GOAL: Below are some records. Say in a single number how many of their lines include the word "page".

MATERIAL:
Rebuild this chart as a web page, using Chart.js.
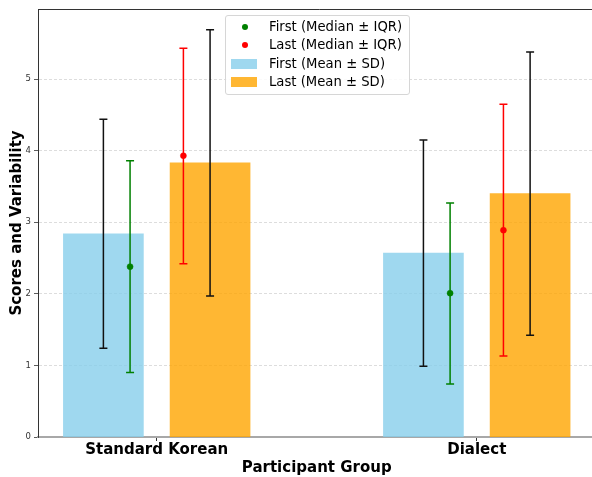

...

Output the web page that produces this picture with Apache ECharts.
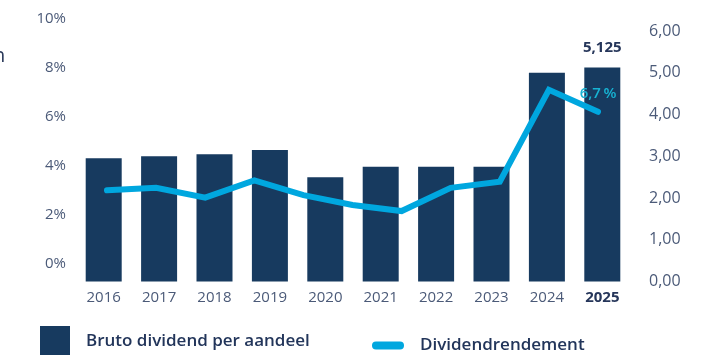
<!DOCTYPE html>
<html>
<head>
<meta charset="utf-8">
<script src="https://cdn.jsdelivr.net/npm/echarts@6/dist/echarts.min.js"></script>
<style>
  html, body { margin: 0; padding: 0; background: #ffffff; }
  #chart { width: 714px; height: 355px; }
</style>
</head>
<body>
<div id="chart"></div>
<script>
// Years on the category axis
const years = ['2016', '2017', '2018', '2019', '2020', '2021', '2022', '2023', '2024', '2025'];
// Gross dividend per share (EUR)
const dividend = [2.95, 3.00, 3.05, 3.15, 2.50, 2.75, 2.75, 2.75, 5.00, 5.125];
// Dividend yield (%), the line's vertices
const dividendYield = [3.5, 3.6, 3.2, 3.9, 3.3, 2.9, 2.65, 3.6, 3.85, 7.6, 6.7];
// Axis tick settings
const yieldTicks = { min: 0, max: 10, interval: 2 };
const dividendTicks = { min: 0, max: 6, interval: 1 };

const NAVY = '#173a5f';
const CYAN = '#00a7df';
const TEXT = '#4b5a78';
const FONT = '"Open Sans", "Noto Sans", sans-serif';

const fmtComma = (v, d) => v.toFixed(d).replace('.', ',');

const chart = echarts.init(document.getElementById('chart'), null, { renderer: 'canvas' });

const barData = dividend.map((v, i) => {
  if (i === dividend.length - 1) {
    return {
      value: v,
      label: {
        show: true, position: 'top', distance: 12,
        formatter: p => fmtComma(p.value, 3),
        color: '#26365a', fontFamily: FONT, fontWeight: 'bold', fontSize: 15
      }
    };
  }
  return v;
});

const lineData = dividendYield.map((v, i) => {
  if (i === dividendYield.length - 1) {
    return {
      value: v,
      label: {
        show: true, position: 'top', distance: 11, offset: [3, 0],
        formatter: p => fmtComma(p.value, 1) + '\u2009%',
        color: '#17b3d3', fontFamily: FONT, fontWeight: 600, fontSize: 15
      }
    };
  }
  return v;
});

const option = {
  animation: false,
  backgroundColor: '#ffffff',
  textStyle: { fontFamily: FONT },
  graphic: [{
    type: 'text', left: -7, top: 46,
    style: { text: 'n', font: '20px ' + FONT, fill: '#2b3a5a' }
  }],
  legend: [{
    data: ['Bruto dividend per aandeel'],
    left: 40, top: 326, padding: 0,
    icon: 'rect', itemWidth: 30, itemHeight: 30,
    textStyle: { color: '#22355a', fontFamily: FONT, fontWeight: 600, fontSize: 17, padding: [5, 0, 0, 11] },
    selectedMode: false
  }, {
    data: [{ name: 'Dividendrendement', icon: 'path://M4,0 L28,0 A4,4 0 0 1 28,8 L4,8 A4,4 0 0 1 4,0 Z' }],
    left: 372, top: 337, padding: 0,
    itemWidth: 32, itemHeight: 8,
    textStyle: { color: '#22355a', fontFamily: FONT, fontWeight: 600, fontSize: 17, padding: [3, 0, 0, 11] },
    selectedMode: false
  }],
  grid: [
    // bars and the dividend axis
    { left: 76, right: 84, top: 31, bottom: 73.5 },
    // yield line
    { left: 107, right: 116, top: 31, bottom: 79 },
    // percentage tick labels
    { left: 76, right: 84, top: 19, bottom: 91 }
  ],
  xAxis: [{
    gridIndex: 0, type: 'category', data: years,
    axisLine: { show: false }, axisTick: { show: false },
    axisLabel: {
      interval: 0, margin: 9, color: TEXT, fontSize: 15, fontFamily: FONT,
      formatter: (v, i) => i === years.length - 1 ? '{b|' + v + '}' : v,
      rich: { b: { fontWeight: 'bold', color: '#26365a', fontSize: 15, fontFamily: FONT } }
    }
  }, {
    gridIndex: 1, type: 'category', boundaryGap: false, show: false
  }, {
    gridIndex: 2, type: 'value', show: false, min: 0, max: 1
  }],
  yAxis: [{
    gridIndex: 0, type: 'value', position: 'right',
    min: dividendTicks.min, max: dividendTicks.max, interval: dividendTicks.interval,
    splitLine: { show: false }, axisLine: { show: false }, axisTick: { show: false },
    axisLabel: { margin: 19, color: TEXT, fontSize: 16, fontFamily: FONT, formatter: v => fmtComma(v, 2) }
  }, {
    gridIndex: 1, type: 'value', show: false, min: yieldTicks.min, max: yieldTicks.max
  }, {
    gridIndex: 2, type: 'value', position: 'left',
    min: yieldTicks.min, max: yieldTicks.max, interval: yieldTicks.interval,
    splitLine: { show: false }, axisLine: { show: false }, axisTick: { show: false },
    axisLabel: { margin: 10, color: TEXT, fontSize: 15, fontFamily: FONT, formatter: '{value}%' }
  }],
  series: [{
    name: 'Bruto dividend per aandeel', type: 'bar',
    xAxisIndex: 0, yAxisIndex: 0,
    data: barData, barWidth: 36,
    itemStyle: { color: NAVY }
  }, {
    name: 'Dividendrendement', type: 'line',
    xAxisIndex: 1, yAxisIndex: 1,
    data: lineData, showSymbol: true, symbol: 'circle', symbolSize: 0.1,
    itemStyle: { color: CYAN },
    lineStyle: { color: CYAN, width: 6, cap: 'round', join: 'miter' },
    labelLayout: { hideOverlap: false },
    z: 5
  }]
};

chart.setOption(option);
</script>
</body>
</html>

...

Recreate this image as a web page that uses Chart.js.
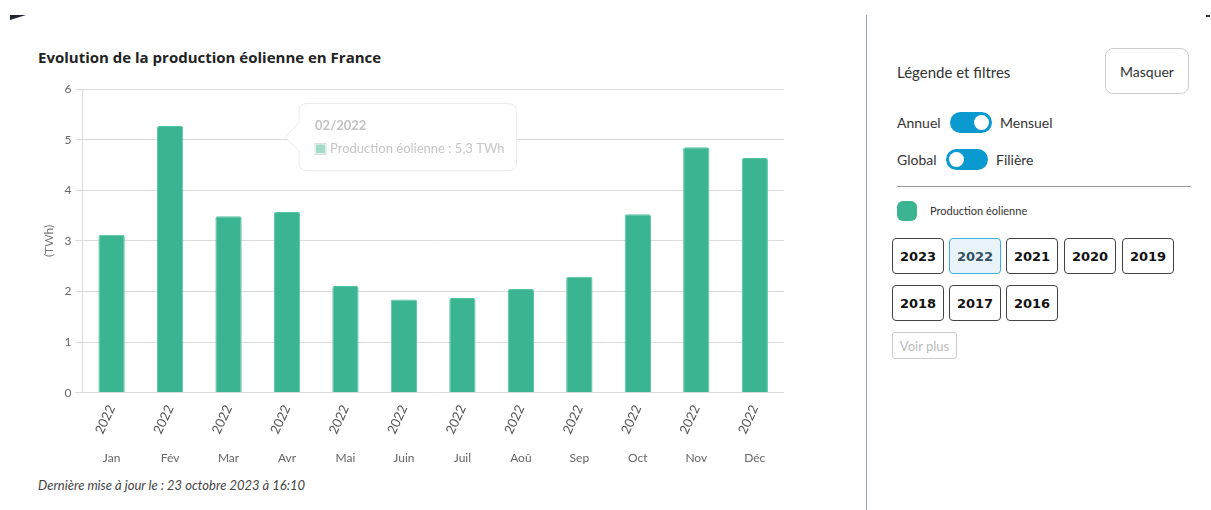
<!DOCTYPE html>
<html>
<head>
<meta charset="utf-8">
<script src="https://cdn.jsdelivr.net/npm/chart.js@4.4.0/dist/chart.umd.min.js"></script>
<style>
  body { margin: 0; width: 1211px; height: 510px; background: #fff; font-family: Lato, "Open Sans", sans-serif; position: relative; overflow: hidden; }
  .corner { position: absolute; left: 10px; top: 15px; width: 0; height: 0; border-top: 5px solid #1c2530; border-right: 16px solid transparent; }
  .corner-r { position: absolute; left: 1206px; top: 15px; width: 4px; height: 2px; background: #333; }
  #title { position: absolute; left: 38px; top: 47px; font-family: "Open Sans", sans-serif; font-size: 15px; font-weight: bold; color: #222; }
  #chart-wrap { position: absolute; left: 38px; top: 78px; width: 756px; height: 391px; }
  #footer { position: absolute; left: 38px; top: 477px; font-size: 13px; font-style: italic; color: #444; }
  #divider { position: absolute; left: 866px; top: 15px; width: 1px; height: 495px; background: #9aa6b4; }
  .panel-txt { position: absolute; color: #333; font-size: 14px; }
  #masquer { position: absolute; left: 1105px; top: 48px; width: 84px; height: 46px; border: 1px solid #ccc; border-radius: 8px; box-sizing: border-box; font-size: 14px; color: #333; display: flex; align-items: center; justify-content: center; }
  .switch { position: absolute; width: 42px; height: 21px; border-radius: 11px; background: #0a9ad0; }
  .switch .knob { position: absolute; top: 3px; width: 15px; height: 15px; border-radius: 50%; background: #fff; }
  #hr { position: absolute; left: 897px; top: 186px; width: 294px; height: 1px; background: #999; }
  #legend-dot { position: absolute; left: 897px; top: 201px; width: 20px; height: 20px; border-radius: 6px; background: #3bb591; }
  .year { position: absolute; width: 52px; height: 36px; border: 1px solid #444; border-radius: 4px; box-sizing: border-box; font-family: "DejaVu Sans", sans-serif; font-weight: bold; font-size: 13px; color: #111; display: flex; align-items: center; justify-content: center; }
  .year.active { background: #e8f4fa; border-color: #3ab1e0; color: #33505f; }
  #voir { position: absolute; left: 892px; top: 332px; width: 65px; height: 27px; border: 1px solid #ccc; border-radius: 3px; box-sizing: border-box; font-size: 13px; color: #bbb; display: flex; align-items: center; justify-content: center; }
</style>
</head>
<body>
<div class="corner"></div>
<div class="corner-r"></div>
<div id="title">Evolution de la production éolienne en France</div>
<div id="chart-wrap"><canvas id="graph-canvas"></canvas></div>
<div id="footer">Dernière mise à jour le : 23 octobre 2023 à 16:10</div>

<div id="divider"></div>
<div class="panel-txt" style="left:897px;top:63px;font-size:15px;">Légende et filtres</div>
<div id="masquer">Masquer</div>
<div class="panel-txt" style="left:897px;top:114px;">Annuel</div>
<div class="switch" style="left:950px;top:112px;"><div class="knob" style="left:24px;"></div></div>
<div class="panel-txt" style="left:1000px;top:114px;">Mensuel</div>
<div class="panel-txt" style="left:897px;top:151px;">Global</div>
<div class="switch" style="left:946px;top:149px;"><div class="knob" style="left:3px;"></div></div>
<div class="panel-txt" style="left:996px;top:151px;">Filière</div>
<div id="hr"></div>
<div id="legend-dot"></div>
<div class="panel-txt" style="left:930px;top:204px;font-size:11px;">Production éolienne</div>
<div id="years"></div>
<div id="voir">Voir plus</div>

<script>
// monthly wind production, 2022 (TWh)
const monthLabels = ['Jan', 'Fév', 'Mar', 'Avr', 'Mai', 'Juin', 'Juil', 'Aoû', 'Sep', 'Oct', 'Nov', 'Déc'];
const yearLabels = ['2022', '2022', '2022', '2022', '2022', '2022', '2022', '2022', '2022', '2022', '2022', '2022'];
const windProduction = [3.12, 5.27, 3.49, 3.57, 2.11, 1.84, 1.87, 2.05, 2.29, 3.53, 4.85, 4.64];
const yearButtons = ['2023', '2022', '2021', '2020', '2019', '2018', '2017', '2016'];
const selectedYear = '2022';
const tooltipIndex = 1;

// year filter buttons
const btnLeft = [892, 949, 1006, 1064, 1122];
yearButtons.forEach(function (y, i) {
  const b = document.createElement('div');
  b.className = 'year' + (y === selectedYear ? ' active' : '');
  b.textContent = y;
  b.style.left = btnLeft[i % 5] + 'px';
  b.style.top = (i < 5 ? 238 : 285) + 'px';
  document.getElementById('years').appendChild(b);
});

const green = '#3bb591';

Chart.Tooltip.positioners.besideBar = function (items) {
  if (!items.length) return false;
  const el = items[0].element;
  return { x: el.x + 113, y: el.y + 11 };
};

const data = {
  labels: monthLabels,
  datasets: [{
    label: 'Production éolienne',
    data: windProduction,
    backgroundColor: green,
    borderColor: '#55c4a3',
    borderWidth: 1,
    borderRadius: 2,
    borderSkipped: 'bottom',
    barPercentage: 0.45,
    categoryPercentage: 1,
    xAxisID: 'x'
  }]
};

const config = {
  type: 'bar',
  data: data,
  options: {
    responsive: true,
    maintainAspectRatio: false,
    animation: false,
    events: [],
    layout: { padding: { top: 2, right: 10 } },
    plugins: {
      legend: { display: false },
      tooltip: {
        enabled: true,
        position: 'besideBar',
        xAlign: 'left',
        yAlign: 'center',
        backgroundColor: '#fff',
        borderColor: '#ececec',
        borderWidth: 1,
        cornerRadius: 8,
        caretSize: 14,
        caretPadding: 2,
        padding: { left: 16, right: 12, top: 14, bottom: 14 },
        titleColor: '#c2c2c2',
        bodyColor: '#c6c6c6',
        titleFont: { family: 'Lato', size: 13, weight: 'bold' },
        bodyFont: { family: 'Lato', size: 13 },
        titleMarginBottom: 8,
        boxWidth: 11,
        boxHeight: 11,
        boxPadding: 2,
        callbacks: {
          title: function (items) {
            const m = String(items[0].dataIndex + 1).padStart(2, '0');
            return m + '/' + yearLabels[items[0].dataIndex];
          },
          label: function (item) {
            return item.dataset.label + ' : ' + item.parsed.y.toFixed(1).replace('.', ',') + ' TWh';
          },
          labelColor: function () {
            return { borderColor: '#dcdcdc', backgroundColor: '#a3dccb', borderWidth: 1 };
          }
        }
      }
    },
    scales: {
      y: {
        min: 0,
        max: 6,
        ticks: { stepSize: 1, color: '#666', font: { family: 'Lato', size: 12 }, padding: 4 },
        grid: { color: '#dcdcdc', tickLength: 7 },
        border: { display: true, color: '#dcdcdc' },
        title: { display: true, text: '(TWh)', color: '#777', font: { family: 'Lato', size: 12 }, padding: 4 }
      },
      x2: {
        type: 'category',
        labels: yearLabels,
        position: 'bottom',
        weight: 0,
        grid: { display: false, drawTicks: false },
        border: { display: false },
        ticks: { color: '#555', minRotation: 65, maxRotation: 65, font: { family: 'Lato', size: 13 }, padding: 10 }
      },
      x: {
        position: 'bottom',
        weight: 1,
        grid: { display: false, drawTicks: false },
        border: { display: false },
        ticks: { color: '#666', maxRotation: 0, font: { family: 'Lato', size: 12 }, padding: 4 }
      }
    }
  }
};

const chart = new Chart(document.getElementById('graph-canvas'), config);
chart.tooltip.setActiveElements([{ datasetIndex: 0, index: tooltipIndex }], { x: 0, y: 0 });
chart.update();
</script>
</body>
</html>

RESPONSE TO THE EXERCISE: 3